The White House is in a difficult spot when it comes to Syria. Not only is the United States at war with Islamic State, one of President Bashar al-Assad’s foes, but U.S. aircraft are also flying through the same airspace, and focused on part of the same mission, as the Syrian Air Force.
Even stranger, President Barack Obama came close to ordering airstrikes against Assad last year after a chemical attack in a Damascus suburb. Meanwhile, opponents in Congress want the president to go farther — either invading Syria outright or imposing a no-fly zone that would target the regime’s warplanes.

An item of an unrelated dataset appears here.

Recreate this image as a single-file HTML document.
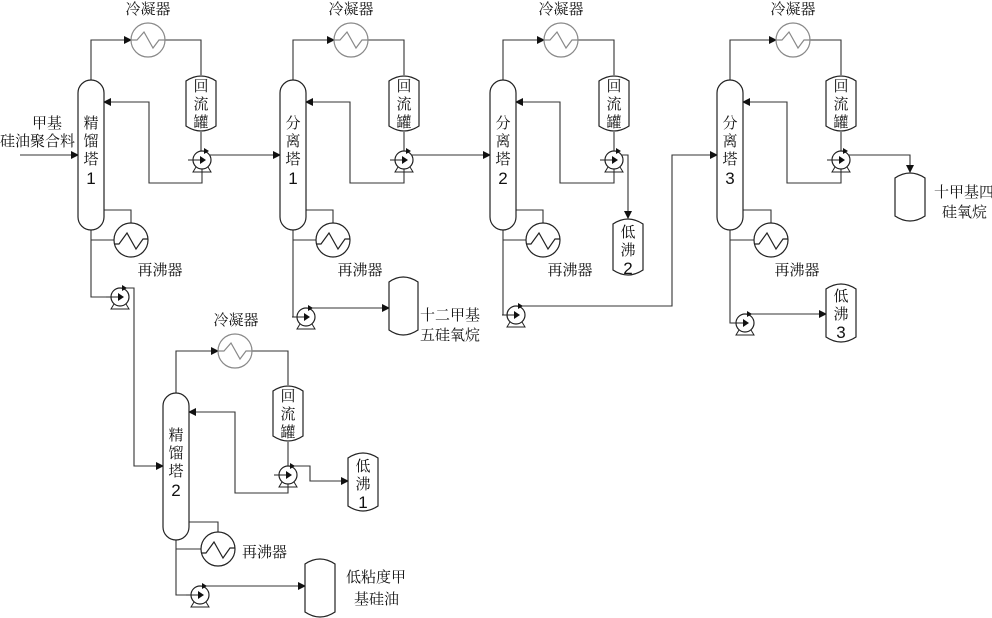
<!DOCTYPE html>
<html><head><meta charset="utf-8"><style>
html,body{margin:0;padding:0;background:#fff;}
svg{display:block;}
text{font-family:"Liberation Serif","Noto Serif CJK SC","Noto Sans CJK SC",serif;font-size:15px;fill:#111;}
.n{font-family:"Liberation Sans",sans-serif;font-size:17px;}
</style></head><body>
<svg width="992" height="618" viewBox="0 0 992 618" xmlns="http://www.w3.org/2000/svg">
<defs>
<marker id="a" markerWidth="8" markerHeight="8" refX="7" refY="4" orient="auto" markerUnits="userSpaceOnUse"><path d="M0,0 L8,4 L0,8 z" fill="#111"/></marker>
<symbol id="pump" viewBox="-15 -12 30 25" width="30" height="25" overflow="visible">
<circle cx="0" cy="0" r="9" fill="#fff" stroke="#222" stroke-width="1.2"/>
<path d="M-2,-4 L4,0 L-2,4 z" fill="#111"/>
<line x1="-14" y1="0" x2="-2" y2="0" stroke="#222"/>
<path d="M-6,7 L-9,12 H9 L6,7" fill="none" stroke="#222"/>
<path d="M2,-12 L7,-9 L2,-6 z" fill="#111"/>
</symbol>
<symbol id="cond" viewBox="-18 -18 36 36" width="36" height="36" overflow="visible">
<circle cx="0" cy="0" r="17" fill="#fff" stroke="#888" stroke-width="1.2"/>
<polyline points="-17,0 -11,0 -4,-8 5,8 11,0 17,0" fill="none" stroke="#888" stroke-width="1.2"/>
</symbol>
<symbol id="reb" viewBox="-18 -18 36 36" width="36" height="36" overflow="visible">
<circle cx="0" cy="0" r="17" fill="#fff" stroke="#222" stroke-width="1.2"/>
<polyline points="-17,4 -12,4 -4,-7 5,9 12,-1 17,-1" fill="none" stroke="#222" stroke-width="1.2"/>
</symbol>
</defs>
<g fill="none" stroke="#333" stroke-width="1.1">
<path d="M91 80 V40 H131" marker-end="url(#a)"/>
<path d="M165 40 H201 V75"/>
<path d="M201 132 V151"/>
<path d="M205 155 H280" marker-end="url(#a)"/>
<path d="M202 169 V183 H149 V102 H104" marker-end="url(#a)"/>
<path d="M20 155 H78" marker-end="url(#a)"/>
<path d="M104 210 H131 V223"/>
<path d="M91 240 H114"/>
<path d="M91 230 V297 H111"/>
<path d="M124 288 H134 V466 H163" marker-end="url(#a)"/>
<path d="M293 80 V40 H334" marker-end="url(#a)"/>
<path d="M368 40 H404 V75"/>
<path d="M404 132 V151"/>
<path d="M407 155 H490" marker-end="url(#a)"/>
<path d="M404 169 V183 H350 V102 H306" marker-end="url(#a)"/>
<path d="M306 210 H333 V223"/>
<path d="M293 240 H316"/>
<path d="M293 230 V317 H297"/>
<path d="M310 308 H389" marker-end="url(#a)"/>
<path d="M503 80 V40 H544" marker-end="url(#a)"/>
<path d="M578 40 H614 V75"/>
<path d="M614 132 V151"/>
<path d="M617 155 H628 V218" marker-end="url(#a)"/>
<path d="M614 169 V183 H560 V102 H516" marker-end="url(#a)"/>
<path d="M516 210 H543 V223"/>
<path d="M503 240 H526"/>
<path d="M503 230 V315 H507"/>
<path d="M520 306 H672 V155 H717" marker-end="url(#a)"/>
<path d="M730 80 V40 H776" marker-end="url(#a)"/>
<path d="M810 40 H841 V75"/>
<path d="M841 132 V151"/>
<path d="M844 155 H910 V172" marker-end="url(#a)"/>
<path d="M841 169 V183 H787 V102 H743" marker-end="url(#a)"/>
<path d="M743 210 H771 V223"/>
<path d="M730 240 H754"/>
<path d="M730 230 V323 H736"/>
<path d="M749 314 H826" marker-end="url(#a)"/>
<path d="M176 393 V351 H218" marker-end="url(#a)"/>
<path d="M252 351 H288 V385"/>
<path d="M288 442 V466"/>
<path d="M291 466 H310 V481 H348" marker-end="url(#a)"/>
<path d="M288 484 V493 H235 V412 H189" marker-end="url(#a)"/>
<path d="M189 522 H218 V532"/>
<path d="M176 549 H201"/>
<path d="M176 540 V595 H191"/>
<path d="M204 586 H305" marker-end="url(#a)"/>
</g>
<g fill="#fff" stroke="#222" stroke-width="1.2">
<rect x="78" y="80" width="26" height="150" rx="13"/>
<rect x="280" y="80" width="26" height="150" rx="13"/>
<rect x="490" y="80" width="26" height="150" rx="13"/>
<rect x="717" y="80" width="26" height="150" rx="13"/>
<rect x="163" y="393" width="26" height="147" rx="13"/>
<path d="M186 81 Q201 71 216 81 V126 Q201 136 186 126 Z"/>
<path d="M389 81 Q404 71 419 81 V126 Q404 136 389 126 Z"/>
<path d="M599 81 Q614 71 629 81 V126 Q614 136 599 126 Z"/>
<path d="M826 81 Q841 71 856 81 V126 Q841 136 826 126 Z"/>
<path d="M273 391 Q288 381 303 391 V436 Q288 446 273 436 Z"/>
<path d="M613 224 Q628 214 643 224 V270 Q628 280 613 270 Z"/>
<path d="M389 282 Q403 272 418 282 V330 Q403 340 389 330 Z"/>
<path d="M895 178 Q910 168 925 178 V216 Q910 226 895 216 Z"/>
<path d="M826 289 Q841 279 856 289 V337 Q841 347 826 337 Z"/>
<path d="M348 458 Q363 448 378 458 V506 Q363 516 348 506 Z"/>
<path d="M305 564 Q320 554 335 564 V612 Q320 622 305 612 Z"/>
</g>
<use href="#cond" x="130" y="22"/><use href="#cond" x="333" y="22"/><use href="#cond" x="543" y="22"/><use href="#cond" x="775" y="22"/><use href="#cond" x="217" y="333"/>
<use href="#reb" x="113" y="222"/><use href="#reb" x="315" y="222"/><use href="#reb" x="525" y="222"/><use href="#reb" x="753" y="222"/><use href="#reb" x="200" y="531"/>
<use href="#pump" x="187" y="148"/><use href="#pump" x="389" y="148"/><use href="#pump" x="599" y="148"/><use href="#pump" x="826" y="148"/><use href="#pump" x="273" y="463"/>
<use href="#pump" x="105" y="285"/><use href="#pump" x="291" y="305"/><use href="#pump" x="501" y="303"/><use href="#pump" x="730" y="311"/><use href="#pump" x="185" y="583"/>
<g text-anchor="middle">
<text x="148" y="14">冷凝器</text><text x="351" y="14">冷凝器</text><text x="561" y="14">冷凝器</text><text x="793" y="14">冷凝器</text><text x="236" y="325">冷凝器</text>
<text x="160" y="275">再沸器</text><text x="360" y="275">再沸器</text><text x="570" y="275">再沸器</text><text x="797" y="275">再沸器</text>
<text x="91" y="128">精</text><text x="91" y="146">馏</text><text x="91" y="164">塔</text><text class="n" x="91" y="184">1</text>
<text x="293" y="128">分</text><text x="293" y="146">离</text><text x="293" y="164">塔</text><text class="n" x="293" y="184">1</text>
<text x="503" y="128">分</text><text x="503" y="146">离</text><text x="503" y="164">塔</text><text class="n" x="503" y="184">2</text>
<text x="730" y="128">分</text><text x="730" y="146">离</text><text x="730" y="164">塔</text><text class="n" x="730" y="184">3</text>
<text x="176" y="440">精</text><text x="176" y="458">馏</text><text x="176" y="476">塔</text><text class="n" x="176" y="496">2</text>
<text x="201" y="91">回</text><text x="201" y="109">流</text><text x="201" y="127">罐</text>
<text x="404" y="91">回</text><text x="404" y="109">流</text><text x="404" y="127">罐</text>
<text x="614" y="91">回</text><text x="614" y="109">流</text><text x="614" y="127">罐</text>
<text x="841" y="91">回</text><text x="841" y="109">流</text><text x="841" y="127">罐</text>
<text x="288" y="401">回</text><text x="288" y="419">流</text><text x="288" y="437">罐</text>
<text x="628" y="237">低</text><text x="628" y="255">沸</text><text class="n" x="628" y="274">2</text>
<text x="841" y="301">低</text><text x="841" y="319">沸</text><text class="n" x="841" y="338">3</text>
<text x="363" y="471">低</text><text x="363" y="489">沸</text><text class="n" x="363" y="508">1</text>
</g>
<text x="32" y="128">甲基</text>
<text x="0" y="146">硅油聚合料</text>
<text x="420" y="320">十二甲基</text><text x="420" y="340">五硅氧烷</text>
<text x="934" y="197">十甲基四</text><text x="942" y="217">硅氧烷</text>
<text x="242" y="557">再沸器</text>
<text x="346" y="582">低粘度甲</text><text x="354" y="604">基硅油</text>
</svg>
</body></html>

“I think that we would want to see an all-out war, shock and awe,” Representative John Fleming (R-La.) said. “We put troops on the ground, we put all of our assets there after properly prepping the battlefield, and in a matter of a few weeks we take these guys out … and we leave a stay-behind force to keep our friends up and going, and also maybe a no-fly zone in Syria over the area Assad controls.”
But neither the U.S. government nor Assad wants war with the other. The Assad regime isn’t thrilled that the United States and its allies are waging a bombing campaign inside Syrian territory — albeit in areas outside Damascus’ control. But it doesn’t want to lose what’s left of its air force trying to stop it. For the White House, clashing with the Syrian Air Force risks sucking the United States deeper into a horrendous civil war.
Still, the presence of the Syrian Air Force is a factor. The question is how much of a factor. If the Syrian Air Force were to challenge coalition aircraft, the United States would have to attack Syrian air bases, radars and surface-to-air missile sites that are still active and destroy them.